Jerusalem has yet to comment on last year’s coup, when the military seized power and arrested the prime minister

People take part in demonstrations demanding civilian rule in Sudan's capital of Khartoum, May 26, 2022. (Mahmoud Hjaj/Anadolu Agency via Getty Images via JTA)
People take part in demonstrations demanding civilian rule in Sudan's capital of Khartoum, May 26, 2022. (Mahmoud Hjaj/Anadolu Agency via Getty Images via JTA)

WASHINGTON (JTA) — The Biden administration has suspended assistance to Sudan, including assistance related to its normalization deal with Israel, and wants Israel to call out the bloody coup that removed the country’s civilian government last year.

“The United States is not moving forward at this time with assistance originally committed to Sudan’s civilian-led transitional government in connection with its efforts to improve Sudan’s bilateral relationship with Israel,” a State Department spokesman said in an email Friday in response to a query. “This includes wheat shipments and certain development and trade and investment assistance.”

Jewish Insider first reported the development.

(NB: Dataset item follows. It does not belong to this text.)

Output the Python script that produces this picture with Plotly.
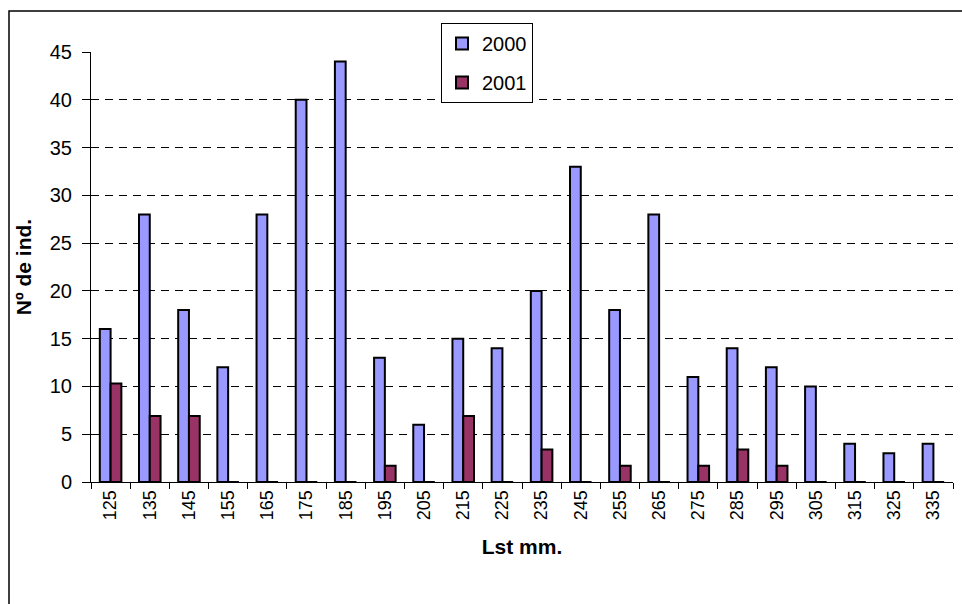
import plotly.graph_objects as go

categories = ["125", "135", "145", "155", "165", "175", "185", "195", "205", "215", "225",
              "235", "245", "255", "265", "275", "285", "295", "305", "315", "325", "335"]
values_2000 = [16, 28, 18, 12, 28, 40, 44, 13, 6, 15, 14, 20, 33, 18, 28, 11, 14, 12, 10, 4, 3, 4]
values_2001 = [10.3, 6.9, 6.9, 0, 0, 0, 0, 1.7, 0, 6.9, 0, 3.4, 0, 1.7, 0, 1.7, 3.4, 1.7, 0, 0, 0, 0]
y_ticks = [0, 5, 10, 15, 20, 25, 30, 35, 40, 45]

FONT = "Liberation Sans, Arial, sans-serif"

fig = go.Figure()
fig.add_trace(go.Bar(x=categories, y=values_2000, name="2000", legendgroup="a",
                     marker=dict(color="#9999FF", line=dict(color="black", width=2))))
fig.add_trace(go.Bar(x=categories, y=values_2001, name="2001", legendgroup="b",
                     marker=dict(color="#993366", line=dict(color="black", width=2))))

L, R, T, B = 91, 9, 52, 122
W, H = 962, 604
pw, ph = W - L - R, H - T - B

def px_x(p):
    return (p - L) / pw

def px_y(p):
    return (H - B - p) / ph

fig.update_layout(
    width=W, height=H,
    margin=dict(l=L, r=R, t=T, b=B, pad=0),
    paper_bgcolor="white", plot_bgcolor="white",
    barmode="group", bargap=0.45, bargroupgap=0,
    font=dict(family=FONT, color="black"),
    legend=dict(x=px_x(441), y=px_y(23), xanchor="left", yanchor="top",
                bgcolor="white", bordercolor="black", borderwidth=1,
                font=dict(size=20, family=FONT), traceorder="grouped",
                tracegroupgap=10, itemwidth=30),
    xaxis=dict(type="category", tickson="boundaries", ticks="outside", ticklen=6,
               tickcolor="black", showline=True, linecolor="black", linewidth=1,
               tickangle=-90, tickfont=dict(size=18, family=FONT),
               title=dict(text="<b>Lst mm.</b>", font=dict(size=21, family=FONT), standoff=20),
               showgrid=False),
    yaxis=dict(range=[0, 45], tickvals=y_ticks, ticks="outside", ticklen=8,
               tickcolor="black", showline=True, linecolor="black", linewidth=1,
               tickfont=dict(size=20, family=FONT), ticklabelstandoff=6,
               showgrid=True, gridcolor="black", gridwidth=1, griddash="8px,6px",
               zeroline=False,
               title=dict(text="<b>Nº de ind.</b>", font=dict(size=21, family=FONT), standoff=12)),
    shapes=[dict(type="rect", xref="paper", yref="paper",
                 x0=px_x(9), y0=px_y(11), x1=px_x(980), y1=px_y(640),
                 line=dict(color="black", width=1.5), fillcolor="rgba(0,0,0,0)", layer="below")],
)

fig.write_html("out.html")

The spokesman noted that the US also suspended foreign assistance unrelated to the Abraham Accords, the normalization agreements between Israel and four Arab states, because of the coup. He said the Biden administration expected Israel to join in the call for a return to a democratically elected government.

“Any moves made in this regard by Sudan’s military leaders would not enjoy credibility with the Sudanese people,” he said. “We strongly encourage the State of Israel to join us and the broader international community in vocally pressing for Sudan’s military leaders to cede power to a credible civilian-led transitional government.”

Sudan’s military seized power last fall, arresting the country’s prime minister. Protesters turned out in force and dozens were killed by security forces in demonstrations.

US president Donald Trump talks on the phone with the leaders of Sudan and Israel, as secretary of state Mike Pompeo, left, White House senior adviser Jared Kushner, and national security adviser Robert O’Brien, applaud in the Oval Office, October 23, 2020. (AP Photo/Alex Brandon)

Israel has not commented on the situation, and a minister in the former civilian government told Haaretz last month that this could be seen as backing for the coup.

The Trump administration in its final months brokered normalization agreements between Israel and the United Arab Emirates, Morocco and Bahrain, as well as Sudan. The full agreement with Sudan has yet to come to full fruition because of instability in the country.

The Biden administration, in one of its few areas of agreement with its predecessor, has committed to advancing the Abraham Accords.

“As for the Abraham Accords, as we’ve said, they are a positive development that have had clear benefits for Israel and the region,” said the spokesman, who spoke on condition that he not be named, as is State Department custom. “The United States will continue to look for opportunities to engage with Israel and other countries to normalize relations and expand cooperation.”